I've done both methods, and I think its WAY easier and faster to do the trim before the walls. Whether you want to mask to prevent halos is up to you. I've never had a problem with halos, as I feather the spray out on the wall a little bit, but I do sometimes mask the walls anyway, even if its just 6" paper. I guess its better safe than sorry...

Here is an example of how I lean my doors. I just set this up to show, btw. You can leave them alone till they dry, and you can move them around when dry. sorry its sideways...

I definitely dont think high end doors should be sprayed in place. For low end, or light doors, I just put cardboard, and stickers in the middle of the floor spray a side, flip, and walk it to the wall on the top of my foot and lean it by the corner. You can do them all in about an hour.

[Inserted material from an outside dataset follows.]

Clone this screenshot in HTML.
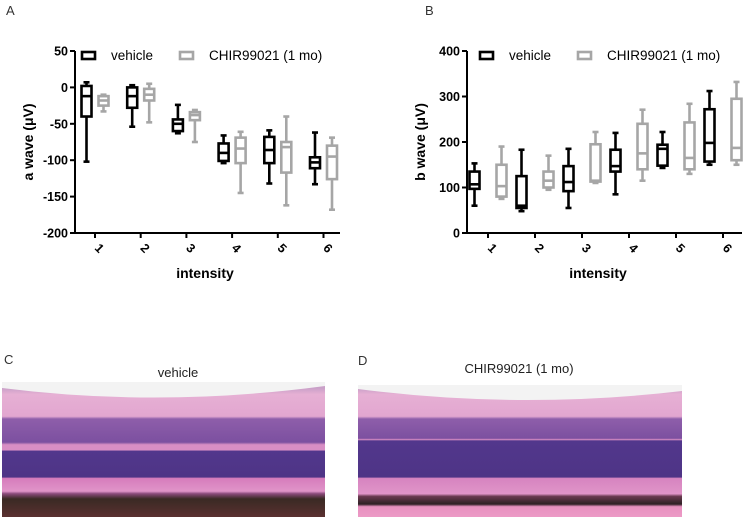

Ah. Long sticks to get to both sides at once. On the occasions that I do this it's because I've got a lot of them to do and limited space. So I basically set up one "production area." The sticks are short for space concerns. Hit a side, spin the door, hit the other side. Then often move it somewhere and lean it to dry, and then move the next piece in. This generally does make it a 2 person operation to help spin/move doors. (Or whatever as I'll do it with any "slab" stuff like when pre-painting shelving or something.) Even if it needs 2 people, it's still really fast if you just set up the logistics right.